Paul described dying to self in several ways. Sometimes he described it as “being crucified with Christ” or “crucifying the flesh with its passions and desires” (Rom. 6:6; Gal. 2:20; 5:25; 6:14). In Col. 3:5 he described it as “considering yourself dead to sin.” Peter describes it as “dying to sin” (I Pet. 2:24). James describes it in Jam. 4:7 as “submitting to God.” In every case it speaks of relinquishing your will to God’s will. It means letting Jesus be Lord of your life! You trust that Jesus knows more about marriage than you do, submit to His Word, and do what He says for His glory.

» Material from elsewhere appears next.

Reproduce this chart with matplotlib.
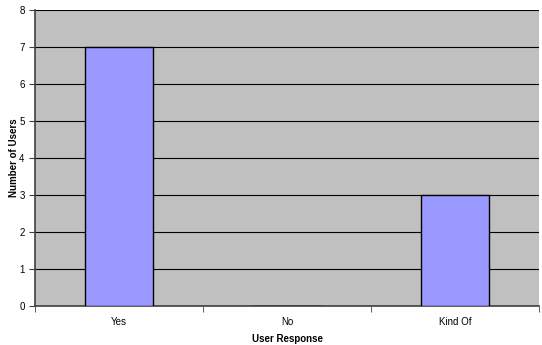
import matplotlib.pyplot as plt
import numpy as np

categories = ["Yes", "No", "Kind Of"]
users = [7, 0, 3]

plt.rcParams["font.family"] = ["Liberation Sans", "DejaVu Sans"]

fig = plt.figure(figsize=(5.42, 3.45), dpi=100)
ax = fig.add_axes([35 / 542, 39 / 345, 504 / 542, 296 / 345])
ax.set_facecolor("#c0c0c0")

x = np.arange(len(categories))
ax.bar(x, users, width=0.4, color="#9999ff", edgecolor="black", linewidth=1, zorder=3)

ax.set_xlim(-0.5, len(categories) - 0.5)
ax.set_ylim(0, 8)
ax.set_yticks(range(0, 9))
ax.yaxis.grid(True, color="black", linewidth=0.8, zorder=0)
ax.set_axisbelow(True)

ax.set_xticks(x)
ax.set_xticklabels(categories)
ax.set_xticks(np.arange(-0.5, len(categories)), minor=True)
ax.tick_params(axis="x", which="major", length=0, labelsize=7, pad=8)
ax.tick_params(axis="x", which="minor", length=4, direction="out", color="#404040")
ax.tick_params(axis="y", length=4, direction="out", labelsize=7, color="#404040")

for side in ["top", "right"]:
    ax.spines[side].set_visible(False)
ax.spines["left"].set_color("#404040")
ax.spines["bottom"].set_color("#404040")
ax.spines["left"].set_linewidth(1.2)
ax.spines["bottom"].set_linewidth(1.2)

ax.set_xlabel("User Response", fontsize=7, fontweight="bold", labelpad=5)
ax.set_ylabel("Number of Users", fontsize=7, fontweight="bold", labelpad=0)

fig.savefig("out.png", dpi=100)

As you grow in the Lord you learn to die to self more and more. It is then that marriage gets really good! The husband and wife, desiring to please God, first look to the Scriptures to find out what God wants in their marriage relationship. They pray, asking God for help and strive to glorify and love to the Lord, by obeying His commands in the context of marriage. They begin to see that if they love God they will at the same time be showing selfless love to one another. Jesus said in Jn. 13:34-35, “A new commandment I give to you, that you love one another, even as I have loved you, that you also love one another. By this all men will know that you are My disciples, if you have love for one another.” Many other texts in the New Testament echo this “new commandment.” Loving our spouse from a desire to love God and give Him glory is the key to a great marriage.
There is a critical requirement, however, if we are going to give God glory in our marriage. That first requirement is we must be born again. You must be transformed by God’s saving grace through faith in Jesus Christ, the virgin-born Son of God who died on the cross for our sins, was buried, and rose again on the third day to show He conquered sin and death. If you are not born again, you are still dead in your trespasses and sins (Eph. 2:1-9). You are still at enmity or war against God and it is impossible for you to please God (Rom. 8:5-8). No one can live for the glory of God unless they are first reconciled to God through faith in Jesus Christ. This is the first necessary step in learning to have a God blessed marriage. However, if you know Jesus Christ as your Lord and Savior, if you have been transformed into a new creature in Christ by believing in Jesus, then you have the spiritual resources you need to live for the glory of God in your marriage.
Ideally, both husband and wife will die to self, and out of a desire to glorify God and show love to God, will strive to obey God’s Word in relation to marriage. The Bible will be their guidebook and God’s glory their ultimate motivation. Yes, they will have feelings, emotions, and desires in their marriage, but the glory of God will be their ultimate desire and goal. Yes, they will sin against each other on a regular basis. Yes they will often have selfish reasons for acting in the right way towards their spouse. But still God’s glory will be their ultimate goal and purpose. Selfishness is unnecessary as the wife will labor to meet the needs of her husband and the husband will labor to meet the needs of his wife, as the Word of God instructs. Instead of each seeking to get what they can out of their spouse, they will seek to give what they can to their spouse. As couples learn to die to self and serve each other for the glory of God, marriage based on a biblical definition of love becomes increasingly amazing!